====== Available records

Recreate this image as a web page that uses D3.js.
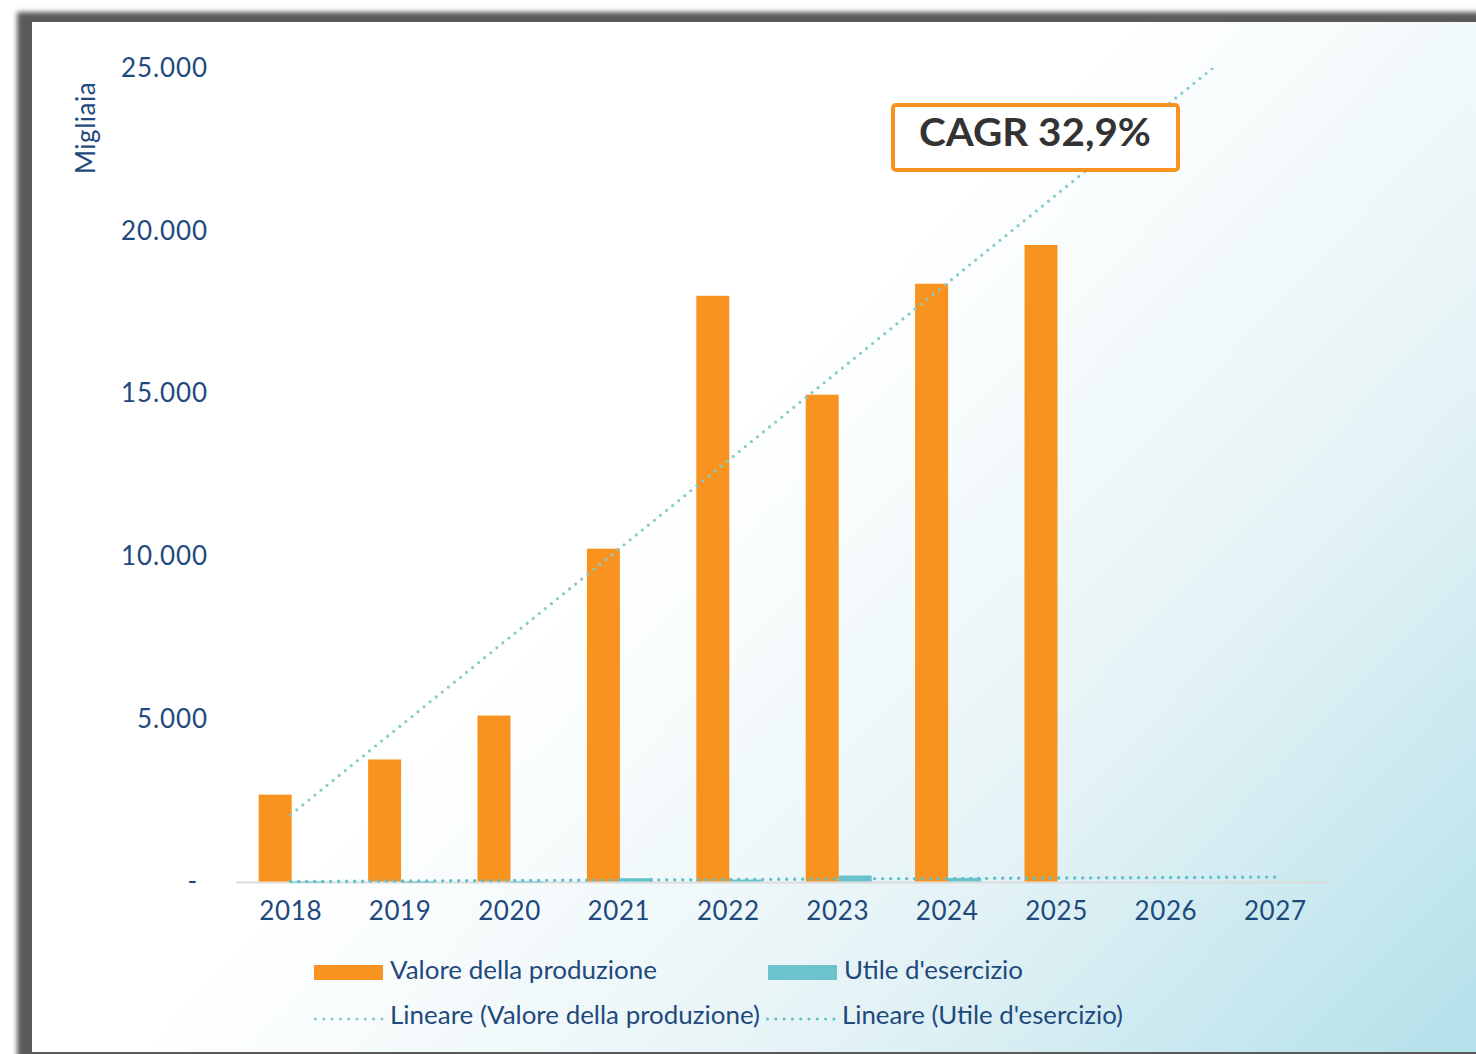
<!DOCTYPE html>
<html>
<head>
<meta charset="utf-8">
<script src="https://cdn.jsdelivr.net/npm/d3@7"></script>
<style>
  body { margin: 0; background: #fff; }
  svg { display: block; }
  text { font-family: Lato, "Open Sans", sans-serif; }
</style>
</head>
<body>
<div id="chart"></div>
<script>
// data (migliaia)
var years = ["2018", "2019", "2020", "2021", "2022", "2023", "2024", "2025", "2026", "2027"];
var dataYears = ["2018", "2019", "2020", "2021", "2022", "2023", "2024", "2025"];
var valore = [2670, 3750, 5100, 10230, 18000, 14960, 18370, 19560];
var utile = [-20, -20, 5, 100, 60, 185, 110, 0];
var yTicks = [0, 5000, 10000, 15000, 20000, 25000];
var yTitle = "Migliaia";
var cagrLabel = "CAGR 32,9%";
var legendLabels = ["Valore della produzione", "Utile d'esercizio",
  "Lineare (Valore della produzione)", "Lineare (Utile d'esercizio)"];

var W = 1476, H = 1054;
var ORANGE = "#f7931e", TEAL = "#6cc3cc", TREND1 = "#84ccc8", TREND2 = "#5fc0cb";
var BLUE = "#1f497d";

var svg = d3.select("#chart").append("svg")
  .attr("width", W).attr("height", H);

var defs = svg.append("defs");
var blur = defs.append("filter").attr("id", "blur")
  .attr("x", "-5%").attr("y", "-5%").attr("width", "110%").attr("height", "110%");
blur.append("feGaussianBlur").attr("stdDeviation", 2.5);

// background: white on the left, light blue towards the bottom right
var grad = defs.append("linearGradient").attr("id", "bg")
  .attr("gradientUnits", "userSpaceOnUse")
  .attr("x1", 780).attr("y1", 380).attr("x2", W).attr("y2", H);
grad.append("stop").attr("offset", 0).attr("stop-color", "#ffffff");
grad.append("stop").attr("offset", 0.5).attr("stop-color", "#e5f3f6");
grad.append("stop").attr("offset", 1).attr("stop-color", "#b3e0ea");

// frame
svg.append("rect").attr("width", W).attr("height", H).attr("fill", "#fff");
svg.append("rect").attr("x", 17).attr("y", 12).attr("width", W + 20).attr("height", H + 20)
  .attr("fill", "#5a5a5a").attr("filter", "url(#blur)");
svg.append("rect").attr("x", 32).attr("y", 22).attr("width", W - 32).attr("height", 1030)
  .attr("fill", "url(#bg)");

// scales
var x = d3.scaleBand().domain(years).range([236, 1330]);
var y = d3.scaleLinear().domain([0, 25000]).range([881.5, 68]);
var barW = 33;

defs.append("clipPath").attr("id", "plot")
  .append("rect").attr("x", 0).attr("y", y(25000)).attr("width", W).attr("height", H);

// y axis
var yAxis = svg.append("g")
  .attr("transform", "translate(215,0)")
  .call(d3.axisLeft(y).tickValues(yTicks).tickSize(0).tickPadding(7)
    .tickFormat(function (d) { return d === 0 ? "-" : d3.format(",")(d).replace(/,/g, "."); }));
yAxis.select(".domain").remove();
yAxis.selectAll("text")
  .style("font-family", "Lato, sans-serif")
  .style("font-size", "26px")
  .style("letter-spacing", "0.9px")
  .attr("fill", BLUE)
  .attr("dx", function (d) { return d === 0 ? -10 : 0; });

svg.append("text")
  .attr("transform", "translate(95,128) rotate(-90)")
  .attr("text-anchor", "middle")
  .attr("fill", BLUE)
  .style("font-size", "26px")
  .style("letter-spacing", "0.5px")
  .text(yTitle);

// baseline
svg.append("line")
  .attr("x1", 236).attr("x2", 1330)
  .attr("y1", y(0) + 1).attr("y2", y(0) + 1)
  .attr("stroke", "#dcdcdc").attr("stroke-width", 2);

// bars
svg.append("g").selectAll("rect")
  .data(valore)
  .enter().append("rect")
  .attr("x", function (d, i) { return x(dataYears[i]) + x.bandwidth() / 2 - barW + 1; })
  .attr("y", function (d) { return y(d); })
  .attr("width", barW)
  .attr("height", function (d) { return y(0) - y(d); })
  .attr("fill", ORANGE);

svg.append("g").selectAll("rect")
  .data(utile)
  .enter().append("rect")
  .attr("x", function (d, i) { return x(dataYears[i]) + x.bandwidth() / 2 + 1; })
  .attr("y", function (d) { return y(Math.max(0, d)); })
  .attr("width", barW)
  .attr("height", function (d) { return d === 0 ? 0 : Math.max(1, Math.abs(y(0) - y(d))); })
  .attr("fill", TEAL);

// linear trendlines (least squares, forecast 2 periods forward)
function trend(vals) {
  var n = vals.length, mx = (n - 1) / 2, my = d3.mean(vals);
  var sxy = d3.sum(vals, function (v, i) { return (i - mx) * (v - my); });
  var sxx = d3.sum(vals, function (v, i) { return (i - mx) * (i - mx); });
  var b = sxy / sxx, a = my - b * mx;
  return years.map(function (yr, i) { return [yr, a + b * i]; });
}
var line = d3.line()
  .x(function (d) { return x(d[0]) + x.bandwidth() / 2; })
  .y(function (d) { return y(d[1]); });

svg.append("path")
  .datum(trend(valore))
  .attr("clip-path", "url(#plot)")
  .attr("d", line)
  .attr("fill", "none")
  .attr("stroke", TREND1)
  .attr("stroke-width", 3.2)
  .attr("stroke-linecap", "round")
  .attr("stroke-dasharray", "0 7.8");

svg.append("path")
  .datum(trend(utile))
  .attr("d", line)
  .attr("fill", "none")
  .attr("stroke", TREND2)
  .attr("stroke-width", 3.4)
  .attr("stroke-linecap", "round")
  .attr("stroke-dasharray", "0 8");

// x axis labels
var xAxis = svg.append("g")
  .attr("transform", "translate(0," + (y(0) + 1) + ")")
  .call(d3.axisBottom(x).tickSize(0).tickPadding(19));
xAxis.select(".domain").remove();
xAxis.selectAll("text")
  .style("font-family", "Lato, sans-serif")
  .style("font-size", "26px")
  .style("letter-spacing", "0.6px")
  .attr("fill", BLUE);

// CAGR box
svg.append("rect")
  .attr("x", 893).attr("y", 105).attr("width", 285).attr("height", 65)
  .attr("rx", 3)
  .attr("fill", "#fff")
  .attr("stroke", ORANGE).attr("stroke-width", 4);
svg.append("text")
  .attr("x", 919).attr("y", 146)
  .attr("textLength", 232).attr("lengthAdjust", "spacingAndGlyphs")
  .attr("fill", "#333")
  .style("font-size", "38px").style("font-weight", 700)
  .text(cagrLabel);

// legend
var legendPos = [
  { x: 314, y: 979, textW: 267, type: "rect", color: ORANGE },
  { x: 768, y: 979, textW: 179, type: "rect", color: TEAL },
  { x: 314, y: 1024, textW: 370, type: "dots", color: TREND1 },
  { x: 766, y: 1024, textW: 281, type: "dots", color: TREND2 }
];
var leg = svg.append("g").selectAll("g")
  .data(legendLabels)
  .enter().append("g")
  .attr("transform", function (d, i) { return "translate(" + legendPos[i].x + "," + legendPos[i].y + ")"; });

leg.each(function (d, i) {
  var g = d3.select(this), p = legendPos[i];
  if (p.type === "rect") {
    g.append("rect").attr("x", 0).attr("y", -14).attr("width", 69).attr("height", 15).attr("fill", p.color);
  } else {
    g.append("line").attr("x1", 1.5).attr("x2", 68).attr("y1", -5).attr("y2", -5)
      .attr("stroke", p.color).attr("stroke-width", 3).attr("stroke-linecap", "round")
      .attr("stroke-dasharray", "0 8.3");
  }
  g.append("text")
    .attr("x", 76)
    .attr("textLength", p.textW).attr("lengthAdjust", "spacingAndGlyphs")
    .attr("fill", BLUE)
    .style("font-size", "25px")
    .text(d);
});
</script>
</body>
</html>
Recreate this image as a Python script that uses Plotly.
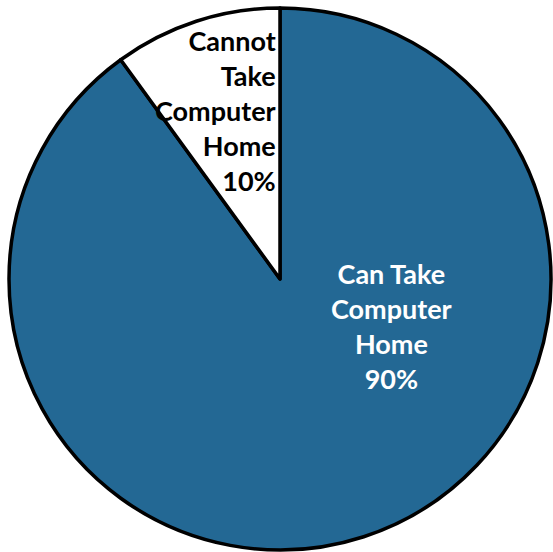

============

▶ The exercise
Find every line that holds "this" and copy it.

▶ In response
Recreate this image as a web page that uses D3.js.
  var g = d3.select(this), p = legendPos[i];
Recreate this image as a Python script that uses Plotly.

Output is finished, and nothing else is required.